I hate naps. Maybe I enjoyed them when I was a kid. But from the age of five onward, I’ve considered them the behavioral equivalent of sippy cups—fine for toddlers, pathetic for grown-ups. It’s not that I’ve never napped as an adult. I have—sometimes intentionally, most times inadvertently. But when I’ve awoken from these slumbers, I usually feel woozy, wobbly, and befuddled—shrouded in a haze of grogginess and enveloped in a larger cloud of shame. To me, naps are less an element of self-care than a source of self-loathing. They are a sign of personal failure and moral weakness.

But I’ve recently changed my mind. And in response, I’ve changed my ways. Done right, naps can be a shrewd response to the trough and a valuable break. Naps, research shows, confer two key benefits: They improve cognitive performance and they boost mental and physical health.

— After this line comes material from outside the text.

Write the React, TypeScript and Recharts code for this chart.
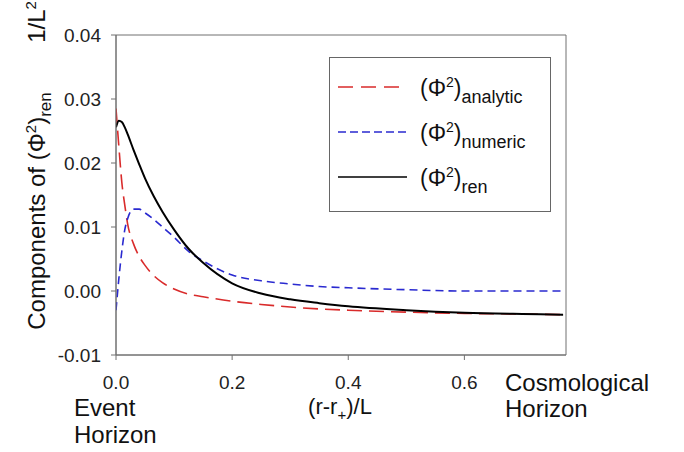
import React from 'react';
import { LineChart, Line, XAxis, YAxis, ReferenceArea, Legend } from 'recharts';

// distance from event horizon, (r - r+)/L
const rValues = [0, 0.005, 0.01, 0.015, 0.02, 0.03, 0.04, 0.05, 0.065, 0.08, 0.1, 0.125, 0.15, 0.2, 0.25, 0.3, 0.35, 0.4, 0.5, 0.6, 0.7, 0.77];

// components of <phi^2>_ren, in units of 1/L^2
const analyticValues = [0.0285, 0.0225, 0.017, 0.0135, 0.0105, 0.0074, 0.0054, 0.004, 0.0024, 0.0013, 0.0003, -0.0005, -0.0009, -0.0016, -0.0021, -0.0025, -0.0028, -0.003, -0.0033, -0.0035, -0.0036, -0.0037];
const numericValues = [-0.003, 0.002, 0.0062, 0.0095, 0.0113, 0.0128, 0.0128, 0.0122, 0.0112, 0.01, 0.0084, 0.0062, 0.0047, 0.0025, 0.0016, 0.0011, 0.0007, 0.0005, 0.0002, 0.0, 0.0, 0.0];
const renValues = [0.0256, 0.0266, 0.0264, 0.0256, 0.0245, 0.0221, 0.0198, 0.0176, 0.0148, 0.0124, 0.0096, 0.0066, 0.0044, 0.0012, -0.0004, -0.0013, -0.0019, -0.0024, -0.003, -0.0034, -0.0036, -0.0037];

const xTicks = [0, 0.2, 0.4, 0.6];
const yTicks = [-0.01, 0, 0.01, 0.02, 0.03, 0.04];

const data = rValues.map((r, i) => ({
  r,
  analytic: analyticValues[i],
  numeric: numericValues[i],
  ren: renValues[i],
}));

const FONT = '"Liberation Sans", Arial, sans-serif';
const AXIS_COLOR = '#707070';
const RED = '#d92b2b';
const BLUE = '#2a2ad0';

const legendRows = [
  { key: 'analytic', color: RED, dash: '15 8', width: 1.6, sub: 'analytic' },
  { key: 'numeric', color: BLUE, dash: '8 4', width: 1.6, sub: 'numeric' },
  { key: 'ren', color: '#000', dash: undefined, width: 1.6, sub: 'ren' },
];

// legend box drawn by hand so the Φ² labels can carry sub/superscripts
const LegendBox = () => (
  <svg width={223} height={156} style={{ display: 'block', fontFamily: FONT }}>
    <rect x={0.5} y={0.5} width={221} height={154} fill="#fff" stroke="#666" />
    {legendRows.map((row, i) => {
      const y = 30 + i * 45;
      return (
        <g key={row.key}>
          <line x1={9} x2={78} y1={y} y2={y} stroke={row.color} strokeWidth={row.width} strokeDasharray={row.dash} />
          <text x={91} y={y + 9} fontSize={23} fill="#111">
            (Φ<tspan dy={-9} fontSize={14}>2</tspan>
            <tspan dy={9}>)</tspan>
            <tspan dy={7} fontSize={18}>{row.sub}</tspan>
          </text>
        </g>
      );
    })}
  </svg>
);

const XLabels = () => (
  <g fontFamily={FONT} fill="#111">
    <text x={340} y={414} textAnchor="middle" fontSize={22}>
      (r-r<tspan dy={6} fontSize={15}>+</tspan>
      <tspan dy={-6}>)/L</tspan>
    </text>
    <text x={74} y={416} fontSize={24}>Event</text>
    <text x={74} y={443} fontSize={24}>Horizon</text>
    <text x={505} y={391} fontSize={24}>Cosmological</text>
    <text x={505} y={417} fontSize={24}>Horizon</text>
  </g>
);

const YLabels = () => (
  <g fontFamily={FONT} fill="#111">
    <text x={45} y={211} transform="rotate(-90, 45, 211)" textAnchor="middle" fontSize={24}>
      Components of (Φ<tspan dy={-9} fontSize={15}>2</tspan>
      <tspan dy={9}>)</tspan>
      <tspan dy={6} fontSize={17}>ren</tspan>
    </text>
    <text x={45} y={22} transform="rotate(-90, 45, 22)" textAnchor="middle" fontSize={24}>
      1/L<tspan dy={-9} fontSize={15}>2</tspan>
    </text>
  </g>
);

const App: React.FC = () => {
  return (
    <div style={{ position: 'absolute', left: 0, top: 0, width: 684, height: 452, background: '#fff' }}>
      <LineChart width={684} height={452} data={data} margin={{ top: 35, right: 118, bottom: 37, left: 0 }}>
        <XAxis
          dataKey="r"
          type="number"
          domain={[0, 0.775]}
          allowDataOverflow
          ticks={xTicks}
          tickFormatter={(v: number) => v.toFixed(1)}
          height={60}
          stroke={AXIS_COLOR}
          tickSize={5}
          tickMargin={16}
          tick={{ fill: '#222', fontSize: 19, fontFamily: FONT }}
          label={{ content: () => <XLabels /> }}
        />
        <YAxis
          type="number"
          domain={[-0.01, 0.04]}
          allowDataOverflow
          ticks={yTicks}
          tickFormatter={(v: number) => v.toFixed(2)}
          width={116}
          stroke={AXIS_COLOR}
          tickSize={5}
          tickMargin={10}
          tick={{ fill: '#222', fontSize: 19, fontFamily: FONT }}
          label={{ content: () => <YLabels /> }}
        />
        {/* frame around the plot area */}
        <ReferenceArea x1={0} x2={0.775} y1={-0.01} y2={0.04} fill="none" stroke={AXIS_COLOR} strokeWidth={1} ifOverflow="visible" />
        <Line type="monotone" dataKey="analytic" stroke={RED} strokeWidth={1.6} strokeDasharray="15 7" dot={false} isAnimationActive={false} />
        <Line type="monotone" dataKey="numeric" stroke={BLUE} strokeWidth={1.6} strokeDasharray="8 5" dot={false} isAnimationActive={false} />
        <Line type="monotone" dataKey="ren" stroke="#000" strokeWidth={2} dot={false} isAnimationActive={false} />
        <Legend
          layout="horizontal"
          verticalAlign="middle"
          align="center"
          content={() => <LegendBox />}
          wrapperStyle={{ position: 'absolute', left: 329, top: 57, width: 223, height: 156 }}
        />
      </LineChart>
    </div>
  );
};

export default App;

In many ways, naps are Zambonis for our brains. They smooth out the nicks, scuffs, and scratches a typical day has left on our mental ice. One well-known NASA study, for instance, found that pilots who napped for up to forty minutes subsequently showed a 34 percent improvement in reaction time and a twofold increase in alertness.40 The same benefit redounds to air traffic controllers: After a short nap, their alertness sharpens and their performance climbs.41 Italian police officers who took naps immediately before their afternoon and evening shifts had 48 percent fewer traffic accidents than those who didn’t nap.42

However, the returns from napping extend beyond vigilance. An afternoon nap expands the brain’s capacity to learn, according to a University of California–Berkeley study. Nappers easily outperformed non-nappers on their ability to retain information.43 In another experiment, nappers were twice as likely to solve a complex problem than people who hadn’t napped or who had spent the time in other activities.44 Napping boosts short-term memory as well as associative memory, the type of memory that allows us to match a face to a name.45 The overall benefits of napping to our brainpower are massive, especially the older we get.46 As one academic overview of the napping literature explains, “Even for individuals who generally get the sleep they need on a nightly basis, napping may lead to considerable benefits in terms of mood, alertness and cognitive performance. . . [It] is particularly beneficial to performance on tasks, such as addition, logical reasoning, reaction time, and symbol recognition.”47 Napping even increases “flow,” that profoundly powerful source of engagement and creativity.48

Naps also improve our overall health. A large study in Greece, which followed more than 23,000 people over six years, found that, controlling for other risk factors, people who napped were as much as 37 percent less likely as others to die from heart disease, “an effect of the same order of magnitude as taking an aspirin or exercising every day.”49 Napping strengthens our immune system.50 And one British study found that simply anticipating a nap can reduce blood pressure.51

Yet, even after absorbing this evidence, I remained a nap skeptic. One reason I so disliked naps is that I woke up from them feeling as if someone had injected my bloodstream with oatmeal and replaced my brain with oily rags. Then I discovered something crucial: I was doing it wrong.